◆ What the task asks ◆
Leave out the pictures, and write out exactly the lines from the beginning of the material to the line holding "import plotly.graph_objects as go", that line included, and nothing else.

## BEGIN Data provided

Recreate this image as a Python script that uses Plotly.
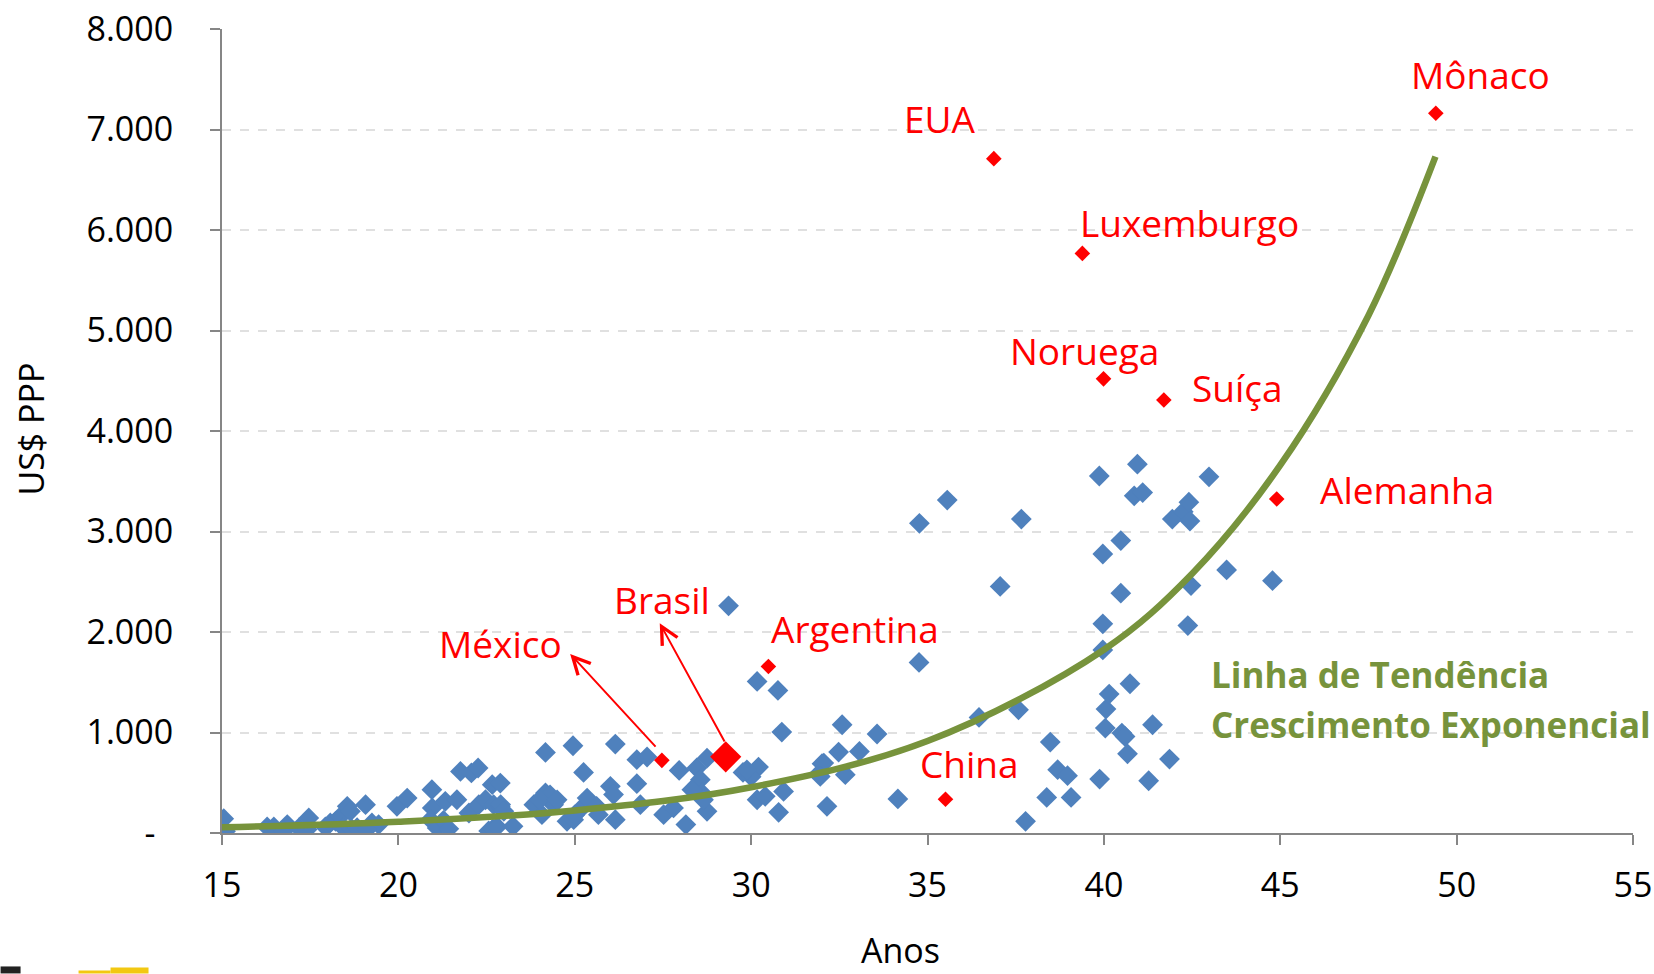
import plotly.graph_objects as go

# ---- Data ----
blue_age = [15.05, 15.1, 16.28, 16.47, 16.85, 16.75, 17.18, 17.46, 17.41, 17.93, 18.07, 18.22, 18.36, 18.55, 18.64,
            18.44, 18.68, 18.83, 19.07, 19.25, 19.44, 19.11, 19.96, 20.25, 20.95, 21.76, 22.07, 22.26, 22.66, 20.96,
            21.33, 21.66, 20.91, 21.1, 21.28, 21.43, 22.0, 22.28, 22.47, 22.7, 22.89, 22.56, 22.68, 22.8,
            22.9, 22.99, 22.89, 23.25, 23.84, 24.07, 24.17, 24.3, 24.4, 24.17, 24.95, 26.15, 25.25, 24.78, 24.97,
            25.2, 25.35, 25.62, 25.67, 26.01, 26.1, 26.15, 26.76, 26.86, 26.76, 27.05, 24.0, 24.5, 25.0,
            27.96, 28.46, 28.75, 28.56, 29.77, 30.21, 30.17, 30.76, 30.87, 30.92, 30.78, 30.17, 30.4, 28.75, 28.15,
            27.52, 27.8, 28.6, 29.36, 30.0, 28.32, 28.65, 29.88,
            31.95, 32.58, 33.57, 32.48, 33.07, 32.06, 32.67, 32.15, 32.01, 31.96, 34.16, 34.76, 34.77, 35.56,
            36.46, 37.58, 37.78, 37.06, 37.66, 38.48, 38.69, 38.97, 38.38, 39.07, 39.88, 39.87, 39.97, 39.97, 39.97,
            40.04, 40.06, 40.15, 40.51, 40.6, 40.67, 40.74, 40.48, 40.48, 40.95, 40.86, 41.1, 41.27, 41.38, 41.86,
            41.94, 42.25, 42.44, 42.41, 42.98, 42.47, 42.38, 43.48, 44.78]
blue_val = [143, 17, 60, 60, 84, 20, 50, 150, 34, 60, 100, 116, 166, 265, 216,
            52, 42, 52, 282, 100, 84, 34, 265, 348, 431, 613, 598, 647, 481, 250,
            315, 331, 133, 50, 126, 42, 199, 282, 331, 282, 265, 21, 42, 63,
            283, 216, 497, 66, 282, 182, 398, 380, 282, 802, 868, 885, 603, 116, 133,
            250, 348, 265, 182, 464, 382, 133, 491, 282, 730, 756, 330, 330, 180,
            623, 647, 745, 531, 603, 656, 1508, 1419, 1004, 414, 206, 331, 365, 216, 84,
            182, 250, 400, 2260, 560, 431, 331, 629,
            600, 1077, 985, 805, 812, 696, 580, 265, 690, 563, 339, 1697, 3081, 3313,
            1150, 1226, 116, 2453, 3124, 905, 630, 570, 354, 354, 537, 3552, 2776, 2081, 1822,
            1044, 1233, 1382, 994, 960, 788, 1485, 2910, 2386, 3670, 3355, 3387, 520, 1077, 736,
            3124, 3197, 3104, 3292, 3544, 2462, 2064, 2618, 2511]

red_names = ["Mônaco", "EUA", "Luxemburgo", "Noruega", "Suíça", "Alemanha", "Argentina", "China", "México"]
red_age = [49.41, 36.88, 39.39, 39.99, 41.70, 44.90, 30.49, 35.51, 27.47]
red_val = [7161, 6710, 5767, 4519, 4309, 3324, 1657, 336, 723]

brasil_age = [29.28]
brasil_val = [758]

trend_age = [15, 20, 25, 30, 35, 40, 42.5, 45, 47.5, 49.4]
trend_val = [56, 112, 224, 455, 915, 1824, 2580, 3660, 5150, 6730]

# label centre positions (data coords)
label_text = ["Mônaco", "EUA", "Luxemburgo", "Noruega", "Suíça", "Alemanha", "Argentina", "China", "México", "Brasil"]
label_age = [50.67, 35.36, 42.44, 39.45, 43.79, 48.60, 32.94, 36.20, 22.89, 27.47]
label_val = [7549, 7109, 6071, 4802, 4435, 3418, 2034, 692, 1887, 2328]

x_ticks = [15, 20, 25, 30, 35, 40, 45, 50, 55]
y_ticks = [0, 1000, 2000, 3000, 4000, 5000, 6000, 7000, 8000]
y_ticktext = ["-\u00a0\u00a0", "1.000", "2.000", "3.000", "4.000", "5.000", "6.000", "7.000", "8.000"]

FONT = "Open Sans, Calibri, sans-serif"
BLUE = "#4F81BD"
RED = "#FF0000"
GREEN = "#77933C"

W, H = 1654, 974
ML, MR, MT, MB = 221.5, 21, 28.5, 140.6
PW, PH = W - ML - MR, H - MT - MB


def px_to_paper(px, py):
    return (px - ML) / PW, (H - MB - py) / PH


fig = go.Figure()
fig.add_trace(go.Scatter(x=blue_age, y=blue_val, mode="markers",
                         marker=dict(symbol="diamond", size=16, color=BLUE, line=dict(width=0)),
                         showlegend=False, hoverinfo="skip"))
fig.add_trace(go.Scatter(x=trend_age, y=trend_val, mode="lines",
                         line=dict(color=GREEN, width=6.5, shape="spline", smoothing=1.0),
                         showlegend=False, hoverinfo="skip"))
fig.add_trace(go.Scatter(x=red_age, y=red_val, mode="markers",
                         marker=dict(symbol="diamond", size=12, color=RED, line=dict(width=0)),
                         showlegend=False, hoverinfo="skip"))
fig.add_trace(go.Scatter(x=brasil_age, y=brasil_val, mode="markers",
                         marker=dict(symbol="diamond", size=24, color=RED, line=dict(width=0)),
                         showlegend=False, hoverinfo="skip"))

annotations = []
for t, a, v in zip(label_text, label_age, label_val):
    annotations.append(dict(x=a, y=v, xref="x", yref="y", text=t, showarrow=False,
                            font=dict(family=FONT, size=37, color=RED),
                            xanchor="center", yanchor="middle"))
# arrows (México, Brasil)
annotations.append(dict(x=24.87, y=1782, ax=27.33, ay=845, xref="x", yref="y", axref="x", ayref="y",
                        text="", showarrow=True, arrowhead=5, arrowsize=1.7, arrowwidth=2, arrowcolor=RED))
annotations.append(dict(x=27.41, y=2088, ax=29.27, ay=895, xref="x", yref="y", axref="x", ayref="y",
                        text="", showarrow=True, arrowhead=5, arrowsize=1.7, arrowwidth=2, arrowcolor=RED))
# trend text
annotations.append(dict(x=42.98, y=1580, xref="x", yref="y", text="<b>Linha de Tendência</b>", showarrow=False,
                        font=dict(family=FONT, size=35, color=GREEN), xanchor="left", yanchor="middle"))
annotations.append(dict(x=42.98, y=1077, xref="x", yref="y", text="<b>Crescimento Exponencial</b>", showarrow=False,
                        font=dict(family=FONT, size=35, color=GREEN), xanchor="left", yanchor="middle"))
# axis titles
xp, yp = px_to_paper(30, 429)
annotations.append(dict(x=xp, y=yp, xref="paper", yref="paper", text="US$ PPP", textangle=-90,
                        showarrow=False, font=dict(family=FONT, size=34, color="black"),
                        xanchor="center", yanchor="middle"))
xp, yp = px_to_paper(900, 951)
annotations.append(dict(x=xp, y=yp, xref="paper", yref="paper", text="Anos",
                        showarrow=False, font=dict(family=FONT, size=34, color="black"),
                        xanchor="center", yanchor="middle"))

fig.update_layout(
    width=W, height=H, autosize=False,
    paper_bgcolor="white", plot_bgcolor="white",
    margin=dict(l=ML, r=MR, t=MT, b=MB, autoexpand=False),
    annotations=annotations,
    font=dict(family=FONT, size=34, color="black"),
    xaxis=dict(range=[15, 55], tickvals=x_ticks, ticktext=[str(v) for v in x_ticks],
               showgrid=False, zeroline=False, showline=True, linecolor="#868686", linewidth=2,
               ticks="outside", ticklen=10, tickwidth=2, tickcolor="#868686",
               tickfont=dict(family=FONT, size=34, color="black"), ticklabelstandoff=11),
    yaxis=dict(range=[0, 8000], tickvals=y_ticks, ticktext=y_ticktext,
               showgrid=True, gridcolor="#E0E0E0", griddash="dash", gridwidth=1.5,
               zeroline=False, showline=True, linecolor="#868686", linewidth=2,
               ticks="outside", ticklen=10, tickwidth=2, tickcolor="#868686",
               tickfont=dict(family=FONT, size=34, color="black"), ticklabelstandoff=30),
)

# small cut-off logo pieces at bottom-left
for (x0, x1, y0, y1, col) in [(0, 20, 974, 967, "#222222"), (78, 110, 974, 971, "#F2C811"),
                              (110, 148, 974, 968, "#F2C811")]:
    a0, b0 = px_to_paper(x0, y0)
    a1, b1 = px_to_paper(x1, y1)
    fig.add_shape(type="rect", xref="paper", yref="paper", x0=a0, x1=a1, y0=b0, y1=b1,
                  fillcolor=col, line=dict(width=0))

fig.write_html("out.html", config={"displayModeBar": False},
               post_script="document.body.style.margin='0';document.body.style.overflow='hidden';")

## END Data provided

◆ Answer to the task ◆
Recreate this image as a Python script that uses Plotly.
import plotly.graph_objects as go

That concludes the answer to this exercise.